The name says it all. Payment protection insurance allows you to keep meeting your financial obligations whether or not you are employed. With this insurance, if you are made redundant or fall ill and find yourself unable to work, the benefits provide up to 65 percent of your gross monthly income.
Each plan has its own limitations in terms of income caps. Additionally, the number of weeks in which benefits are provided is determined at the time the policy is created. Some policy holders choose a window of one to three years. Other policy holders choose a particular age. Whatever particular plan you choose to implement, you can relax knowing that you will have protection if a major disaster befalls you.

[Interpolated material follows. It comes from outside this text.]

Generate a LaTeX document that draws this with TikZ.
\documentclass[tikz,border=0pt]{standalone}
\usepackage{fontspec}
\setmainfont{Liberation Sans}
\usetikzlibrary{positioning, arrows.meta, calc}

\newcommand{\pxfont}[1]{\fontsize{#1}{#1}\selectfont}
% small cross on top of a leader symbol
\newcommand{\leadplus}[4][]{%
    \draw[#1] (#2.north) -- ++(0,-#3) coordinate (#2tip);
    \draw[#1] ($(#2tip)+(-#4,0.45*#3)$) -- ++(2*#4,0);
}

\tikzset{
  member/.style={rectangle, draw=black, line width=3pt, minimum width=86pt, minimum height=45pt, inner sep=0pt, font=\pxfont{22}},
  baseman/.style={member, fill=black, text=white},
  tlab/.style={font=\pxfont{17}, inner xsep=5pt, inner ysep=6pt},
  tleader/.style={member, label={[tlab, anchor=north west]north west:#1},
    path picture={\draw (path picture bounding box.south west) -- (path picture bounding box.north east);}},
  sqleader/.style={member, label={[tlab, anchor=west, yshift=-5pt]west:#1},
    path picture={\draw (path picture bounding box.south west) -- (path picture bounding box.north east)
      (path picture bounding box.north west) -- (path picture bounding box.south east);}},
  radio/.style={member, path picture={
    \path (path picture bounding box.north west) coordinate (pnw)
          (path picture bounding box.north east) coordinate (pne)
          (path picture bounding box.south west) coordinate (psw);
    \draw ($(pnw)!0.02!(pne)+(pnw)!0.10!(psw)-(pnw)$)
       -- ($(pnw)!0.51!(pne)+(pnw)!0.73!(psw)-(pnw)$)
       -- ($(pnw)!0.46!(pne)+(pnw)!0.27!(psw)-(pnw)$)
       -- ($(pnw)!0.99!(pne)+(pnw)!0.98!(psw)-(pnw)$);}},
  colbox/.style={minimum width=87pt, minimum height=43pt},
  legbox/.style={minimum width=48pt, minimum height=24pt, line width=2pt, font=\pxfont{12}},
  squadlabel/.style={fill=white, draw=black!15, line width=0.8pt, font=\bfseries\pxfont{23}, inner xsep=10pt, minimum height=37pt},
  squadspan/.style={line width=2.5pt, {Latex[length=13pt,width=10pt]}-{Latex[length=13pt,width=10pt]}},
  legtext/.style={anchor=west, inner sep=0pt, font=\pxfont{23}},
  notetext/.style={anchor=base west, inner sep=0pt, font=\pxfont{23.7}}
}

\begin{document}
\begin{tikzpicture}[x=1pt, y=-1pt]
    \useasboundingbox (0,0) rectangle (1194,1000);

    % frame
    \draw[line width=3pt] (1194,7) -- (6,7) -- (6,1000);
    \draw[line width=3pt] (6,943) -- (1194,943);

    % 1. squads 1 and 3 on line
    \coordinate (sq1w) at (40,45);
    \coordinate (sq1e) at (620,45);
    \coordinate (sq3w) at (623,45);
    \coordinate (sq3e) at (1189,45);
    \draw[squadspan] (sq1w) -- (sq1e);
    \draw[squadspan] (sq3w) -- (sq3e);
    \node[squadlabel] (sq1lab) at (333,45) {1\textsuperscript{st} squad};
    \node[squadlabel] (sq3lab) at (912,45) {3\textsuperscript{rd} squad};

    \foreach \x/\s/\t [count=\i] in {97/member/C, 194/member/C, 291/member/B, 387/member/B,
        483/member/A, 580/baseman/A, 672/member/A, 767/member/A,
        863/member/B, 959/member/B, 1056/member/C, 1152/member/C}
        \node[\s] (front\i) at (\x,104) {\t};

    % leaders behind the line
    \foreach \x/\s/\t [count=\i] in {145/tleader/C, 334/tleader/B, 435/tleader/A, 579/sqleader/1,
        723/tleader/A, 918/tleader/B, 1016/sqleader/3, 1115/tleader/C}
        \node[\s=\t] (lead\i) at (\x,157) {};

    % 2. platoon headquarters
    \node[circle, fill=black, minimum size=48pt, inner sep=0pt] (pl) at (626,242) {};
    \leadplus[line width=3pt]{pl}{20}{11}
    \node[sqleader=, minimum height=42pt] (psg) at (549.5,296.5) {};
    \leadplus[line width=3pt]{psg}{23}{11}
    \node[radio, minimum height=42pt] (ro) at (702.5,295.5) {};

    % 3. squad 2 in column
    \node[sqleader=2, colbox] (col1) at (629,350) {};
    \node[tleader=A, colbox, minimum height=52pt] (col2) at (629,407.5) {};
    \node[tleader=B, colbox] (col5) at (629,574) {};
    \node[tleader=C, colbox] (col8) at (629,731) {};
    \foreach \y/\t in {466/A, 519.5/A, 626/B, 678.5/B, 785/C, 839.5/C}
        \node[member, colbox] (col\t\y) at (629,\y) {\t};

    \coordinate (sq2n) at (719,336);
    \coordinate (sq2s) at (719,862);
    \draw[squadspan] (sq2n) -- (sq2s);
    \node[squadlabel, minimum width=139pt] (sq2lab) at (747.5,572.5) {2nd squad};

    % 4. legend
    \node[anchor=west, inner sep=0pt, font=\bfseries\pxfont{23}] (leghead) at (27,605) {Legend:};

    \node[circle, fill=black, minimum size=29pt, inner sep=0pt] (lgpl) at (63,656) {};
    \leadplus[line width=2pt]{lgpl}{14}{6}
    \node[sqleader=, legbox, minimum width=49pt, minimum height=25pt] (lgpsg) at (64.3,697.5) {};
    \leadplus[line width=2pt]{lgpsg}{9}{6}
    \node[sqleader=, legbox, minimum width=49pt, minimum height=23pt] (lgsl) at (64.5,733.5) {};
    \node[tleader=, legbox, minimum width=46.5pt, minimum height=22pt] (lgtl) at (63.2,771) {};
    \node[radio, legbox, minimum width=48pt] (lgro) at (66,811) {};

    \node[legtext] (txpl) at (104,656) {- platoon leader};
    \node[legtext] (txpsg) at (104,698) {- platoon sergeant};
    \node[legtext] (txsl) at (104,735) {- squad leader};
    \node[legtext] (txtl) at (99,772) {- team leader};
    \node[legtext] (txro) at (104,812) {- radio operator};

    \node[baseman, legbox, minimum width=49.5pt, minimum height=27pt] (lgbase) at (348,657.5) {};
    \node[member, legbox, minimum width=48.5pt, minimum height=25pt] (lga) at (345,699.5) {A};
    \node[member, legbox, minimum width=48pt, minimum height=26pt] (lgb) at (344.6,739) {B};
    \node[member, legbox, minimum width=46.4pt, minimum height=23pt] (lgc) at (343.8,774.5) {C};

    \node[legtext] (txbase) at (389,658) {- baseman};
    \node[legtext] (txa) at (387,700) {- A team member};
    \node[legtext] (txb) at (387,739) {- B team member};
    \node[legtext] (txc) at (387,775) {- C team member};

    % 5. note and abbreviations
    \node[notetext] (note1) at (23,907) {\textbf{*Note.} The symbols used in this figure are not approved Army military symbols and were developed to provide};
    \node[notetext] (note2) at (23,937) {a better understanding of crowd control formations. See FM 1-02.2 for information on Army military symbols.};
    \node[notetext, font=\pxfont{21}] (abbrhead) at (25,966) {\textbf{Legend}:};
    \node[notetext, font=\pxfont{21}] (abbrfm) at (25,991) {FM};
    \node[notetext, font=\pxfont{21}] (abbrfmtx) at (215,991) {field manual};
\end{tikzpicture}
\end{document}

The most important aspect of payment protection insurance is allocating funds to a budget. How much money do you spend each month and what do you spend it on? What percentage of your income goes toward making a mortgage payment? How much money do you spend on food and utilities? By answering each of these questions, you will be better prepared to choose a plan that is designed to cover these expenses in the event of an emergency.
Certain payment protection plans are designed to cover mortgage expenses, while others are designed to handle health insurance issues. If you have a large family with children, you may want to choose a plan that helps you pay for food and educational expenses.
The Sign Up Process
Once you have reviewed your options, signing up is easy. Most of the information you need is available through the website or can be easily accessed by talking to an agent.
All you need to do is choose a deferral period. A deferral period is the time between the date of your last day of employment and the day your first benefit arrives. In general, the longer this deferral period is, the lower your monthly premium payments will be.